A political disintegration of Iraq and Syria, prompted by the creation of another Saudi client state, would weaken both a friend of Iran’s and one of its traditional foes. The United States, after spending considerable blood and treasure stabilizing Iraq, might rather not see its experiment in multiethnic Arab democracy fall apart. It’s anyone’s guess what will happen to Syria after Assad moreover. But the development could bolster the club of pro-Western regimes in the region.

Neighboring Jordan conveniently joined the Gulf Cooperation Council two months ago which formally sanctioned March’s intervention in Bahrain. Whether Morocco also joins the organization or not, it is a moderate Islamist bulwark against Iranian encroachment in West Asia, providing Saudi foreign policy with extra legitimacy and sometimes an alternative to dollar diplomacy. Whatever the emirates contribute in funding, the Saudis are obviously in the lead. And they’re disappointed about their American ally’s reluctance to support them.

The Saudis didn’t particularly care for President Barack Obama’s championing of human rights and reform in the face of the Arab Spring and blamed him for forcing Mubarak out of power.
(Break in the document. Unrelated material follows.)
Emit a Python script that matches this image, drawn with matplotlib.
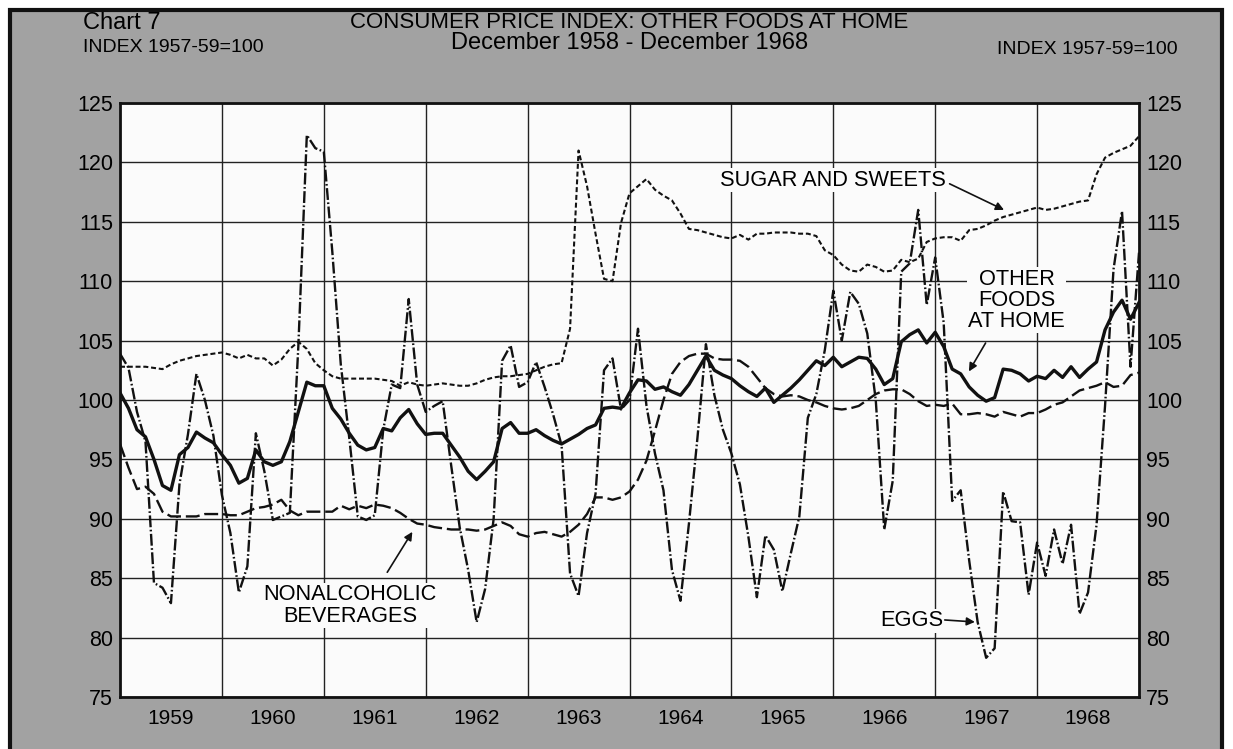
import matplotlib
matplotlib.use("Agg")
import matplotlib.pyplot as plt
from matplotlib.patches import Rectangle
import numpy as np

# monthly values, Dec 1958 .. Dec 1968 (index 1957-59=100)
sugar = [102.8, 102.8, 102.8, 102.8, 102.7, 102.6, 103.0, 103.3, 103.5, 103.7,
         103.8, 103.9, 104.0, 103.8, 103.5, 103.8, 103.5, 103.5, 102.9, 103.4,
         104.3, 104.9, 104.3, 103.1, 102.5, 102.0, 101.8, 101.8, 101.8, 101.8,
         101.8, 101.7, 101.6, 101.2, 101.5, 101.3, 101.2, 101.3, 101.4, 101.3,
         101.2, 101.2, 101.4, 101.7, 101.9, 102.0, 102.0, 102.1, 102.2, 102.5,
         102.8, 103.0, 103.1, 106.0, 121.0, 118.0, 114.0, 110.2, 110.0, 114.9,
         117.4, 118.0, 118.6, 117.7, 117.2, 116.8, 115.7, 114.4, 114.3, 114.1,
         113.9, 113.7, 113.6, 113.9, 113.5, 114.0, 114.0, 114.1, 114.1, 114.1,
         114.0, 114.0, 113.8, 112.6, 112.2, 111.4, 110.9, 110.8, 111.4, 111.2,
         110.8, 110.9, 111.8, 111.6, 111.9, 113.3, 113.6, 113.7, 113.7, 113.4,
         114.3, 114.4, 114.7, 115.1, 115.4, 115.6, 115.8, 116.0, 116.2, 116.0,
         116.1, 116.3, 116.5, 116.7, 116.8, 119.0, 120.4, 120.8, 121.1, 121.4,
         122.2]

other_foods = [100.6, 99.3, 97.5, 96.9, 95.0, 92.8, 92.4, 95.4, 96.0, 97.3,
               96.8, 96.4, 95.4, 94.5, 93.0, 93.4, 95.8, 94.8, 94.5, 94.8,
               96.5, 99.0, 101.5, 101.2, 101.2, 99.3, 98.4, 97.2, 96.2, 95.8,
               96.0, 97.6, 97.4, 98.5, 99.2, 98.0, 97.1, 97.2, 97.2, 96.2,
               95.2, 94.0, 93.3, 94.0, 94.8, 97.6, 98.1, 97.2, 97.2, 97.5,
               97.0, 96.6, 96.3, 96.7, 97.1, 97.6, 97.9, 99.3, 99.4, 99.3,
               100.6, 101.7, 101.6, 100.9, 101.1, 100.7, 100.4, 101.3, 102.5, 103.7,
               102.5, 102.1, 101.8, 101.2, 100.7, 100.3, 101.0, 99.8, 100.4, 101.0,
               101.7, 102.5, 103.3, 102.9, 103.6, 102.8, 103.2, 103.6, 103.5, 102.6,
               101.3, 101.8, 104.9, 105.5, 105.9, 104.8, 105.7, 104.5, 102.6, 102.2,
               101.1, 100.4, 99.9, 100.2, 102.6, 102.5, 102.2, 101.6, 102.0, 101.8,
               102.5, 101.9, 102.8, 101.9, 102.6, 103.2, 105.9, 107.4, 108.4, 106.8,
               108.2]

beverages = [96.3, 94.3, 92.5, 92.7, 92.1, 90.6, 90.2, 90.2, 90.2, 90.2,
             90.4, 90.4, 90.4, 90.3, 90.3, 90.6, 90.9, 91.0, 91.2, 91.6,
             90.7, 90.3, 90.6, 90.6, 90.6, 90.6, 91.1, 90.8, 91.1, 90.9,
             91.2, 91.1, 90.9, 90.5, 90.0, 89.6, 89.5, 89.3, 89.2, 89.1,
             89.1, 89.1, 89.0, 89.1, 89.4, 89.7, 89.4, 88.7, 88.5, 88.8,
             88.9, 88.7, 88.5, 88.9, 89.5, 90.4, 91.8, 91.8, 91.6, 91.8,
             92.3, 93.3, 94.9, 97.4, 100.0, 102.2, 103.2, 103.7, 103.9, 103.9,
             103.5, 103.4, 103.4, 103.3, 102.8, 101.9, 101.0, 100.5, 100.3, 100.4,
             100.3, 100.0, 99.8, 99.5, 99.3, 99.2, 99.3, 99.5, 100.0, 100.5,
             100.8, 100.9, 100.9, 100.5, 99.9, 99.5, 99.6, 99.5, 99.7, 98.8,
             98.8, 98.9, 98.8, 98.6, 99.0, 98.8, 98.6, 98.9, 98.9, 99.2,
             99.6, 99.8, 100.3, 100.8, 101.0, 101.2, 101.5, 101.1, 101.2, 102.1,
             102.3]

eggs = [103.9, 102.7, 99.0, 96.5, 84.6, 84.2, 82.9, 92.9, 97.1, 102.2,
        100.0, 97.0, 92.0, 88.8, 83.8, 86.0, 97.2, 94.0, 89.9, 90.2,
        90.5, 104.5, 122.3, 121.2, 120.9, 112.5, 103.0, 96.8, 90.2, 89.9,
        90.3, 97.5, 101.3, 101.0, 108.5, 101.3, 99.0, 99.5, 99.9, 94.5,
        89.3, 85.7, 81.3, 84.1, 90.0, 103.3, 104.6, 101.1, 101.5, 103.2,
        101.1, 98.8, 96.2, 85.4, 83.5, 88.8, 92.1, 102.5, 103.5, 99.2,
        100.0, 106.0, 99.5, 95.5, 92.4, 85.7, 83.1, 89.6, 96.8, 104.7,
        100.4, 97.5, 95.5, 92.9, 88.5, 83.4, 88.6, 87.4, 83.9, 87.1,
        90.2, 98.5, 100.5, 104.2, 109.2, 105.0, 109.1, 108.1, 105.6, 100.0,
        89.1, 93.2, 110.8, 111.5, 116.0, 108.0, 112.0, 106.5, 91.5, 92.4,
        86.5, 81.3, 78.3, 79.1, 92.3, 89.8, 89.7, 83.6, 88.0, 85.2,
        89.1, 86.2, 89.5, 82.0, 83.8, 89.5, 99.5, 111.0, 115.9, 102.8,
        112.4]

years = ["1959", "1960", "1961", "1962", "1963", "1964", "1965", "1966", "1967", "1968"]
yticks = [75, 80, 85, 90, 95, 100, 105, 110, 115, 120, 125]

plt.rcParams["font.family"] = ["Liberation Sans Narrow", "Liberation Sans", "DejaVu Sans"]
plt.rcParams["lines.scale_dashes"] = False

months = np.arange(len(sugar))

fig = plt.figure(figsize=(12.33, 7.49), dpi=100, facecolor="white")
# grey card with black frame
fig.patches.append(Rectangle((10 / 1233, -0.05), 1212 / 1233, 1 - 10 / 749 + 0.05,
                             transform=fig.transFigure, facecolor="#a2a2a2",
                             edgecolor="#111111", linewidth=3, zorder=-10))

ax = fig.add_axes([120 / 1233, 1 - 697 / 749, 1019 / 1233, 594 / 749], zorder=2)
ax.set_facecolor("#fbfbfb")

ax.plot(months, sugar, color="#111111", lw=1.5, dashes=(3.6, 2.0), zorder=3)
ax.plot(months, beverages, color="#111111", lw=1.7, dashes=(10, 3.5), zorder=3)
ax.plot(months, eggs, color="#111111", lw=1.7, dashes=(8.5, 1.8, 1.2, 1.8), zorder=3)
ax.plot(months, other_foods, color="#111111", lw=2.4, zorder=4)

ax.set_xlim(0, 120)
ax.set_ylim(75, 125)
ax.set_yticks(yticks)
ax.set_xticks(np.arange(12, 120, 12))
ax.set_xticklabels([])
ax.set_xticks(np.arange(6, 120, 12), minor=True)
ax.set_xticklabels(years, minor=True)
ax.grid(True, which="major", color="#222222", lw=1.0)
ax.tick_params(axis="x", which="both", length=0, pad=9, labelsize=15)
ax.tick_params(axis="y", length=0, pad=5, labelsize=15.5, labelleft=True, labelright=True)
for s in ax.spines.values():
    s.set_linewidth(2)
    s.set_color("#111111")

# labels on the series
box = dict(facecolor="#fbfbfb", edgecolor="none", pad=1)
lab = 15.7
arrow = dict(arrowstyle="-|>", color="#111111", lw=1.2, mutation_scale=12)
ax.text(84.0, 118.5, "SUGAR AND SWEETS", ha="center", va="center", fontsize=lab, bbox=box, zorder=5)
ax.annotate("", xy=(104.4, 115.9), xytext=(97.4, 118.3), arrowprops=arrow, zorder=5)

ax.text(105.6, 108.4, "OTHER\nFOODS\nAT HOME", ha="center", va="center", fontsize=lab,
        linespacing=1.0, bbox=box, zorder=5)
ax.annotate("", xy=(99.8, 102.2), xytext=(102.1, 105.0), arrowprops=arrow, zorder=5)

ax.text(27.1, 82.7, "NONALCOHOLIC\nBEVERAGES", ha="center", va="center", fontsize=lab,
        linespacing=1.05, bbox=box, zorder=5)
ax.annotate("", xy=(34.6, 89.1), xytext=(31.3, 85.3), arrowprops=arrow, zorder=5)

ax.text(93.3, 81.4, "EGGS", ha="center", va="center", fontsize=lab, bbox=box, zorder=5)
ax.annotate("", xy=(101.0, 81.3), xytext=(96.8, 81.5), arrowprops=arrow, zorder=5)

# headings
fig.text(83 / 1233, 1 - 23 / 749, "Chart 7", fontsize=17, va="center", ha="left")
fig.text(629 / 1233, 1 - 23 / 749, "CONSUMER PRICE INDEX: OTHER FOODS AT HOME",
         fontsize=16, va="center", ha="center")
fig.text(630 / 1233, 1 - 43 / 749, "December 1958 - December 1968",
         fontsize=17, va="center", ha="center")
fig.text(83 / 1233, 1 - 48 / 749, "INDEX 1957-59=100", fontsize=14, va="center", ha="left")
fig.text(1178 / 1233, 1 - 49 / 749, "INDEX 1957-59=100", fontsize=14, va="center", ha="right")

fig.savefig("out.png", dpi=100, facecolor=fig.get_facecolor())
From Washington’s perspective, the alliance with the Wahhabi kingdom is one of convenience. It regards its religious intolerance and backwardness as an embarrassment even if the two countries share interests in the region. Both want to keep the oil flowing, the Gulf free of Iranian influence and neither wants the ayatollahs to go nuclear and embolden their terrorist proxies in the Levant. The clear strategic rationale of the relationship tends to be overshadowed by moral objections on America’s part however. Saudi nation building abroad is likely to raise more than a few eyebrows in the State Department therefore.

Actually, sponsoring the foundation of a brand new republic (presumably) in the Middle East wouldn’t be such a stretch for the United States ideologically. It’s not as though today’s national boundaries in the Middle East necessarily reflect cultural and religious divides — let alone encompass specific peoples or nations. Rather, a Sunni polity separate of multicultural Syria and Shia majority Iraq conforms much better to notions of sovereignty and self-determination than the status quo.

It’s not often that American interests and ideology coincide in the Middle East. The risks of too overtly endorsing the Saudi effort — if it is a serious effort to begin with — are clear. America could be perceived as once again meddling in the internal affairs of Arab states. Success, on the other hand, could leave Iraq, then virtually a Shiite homeland, much stabler and Saudi Arabia, a pivotal Western ally, in an enhanced position to balance against Iranian intrigue. Now Washington has only to recognize the opportunity.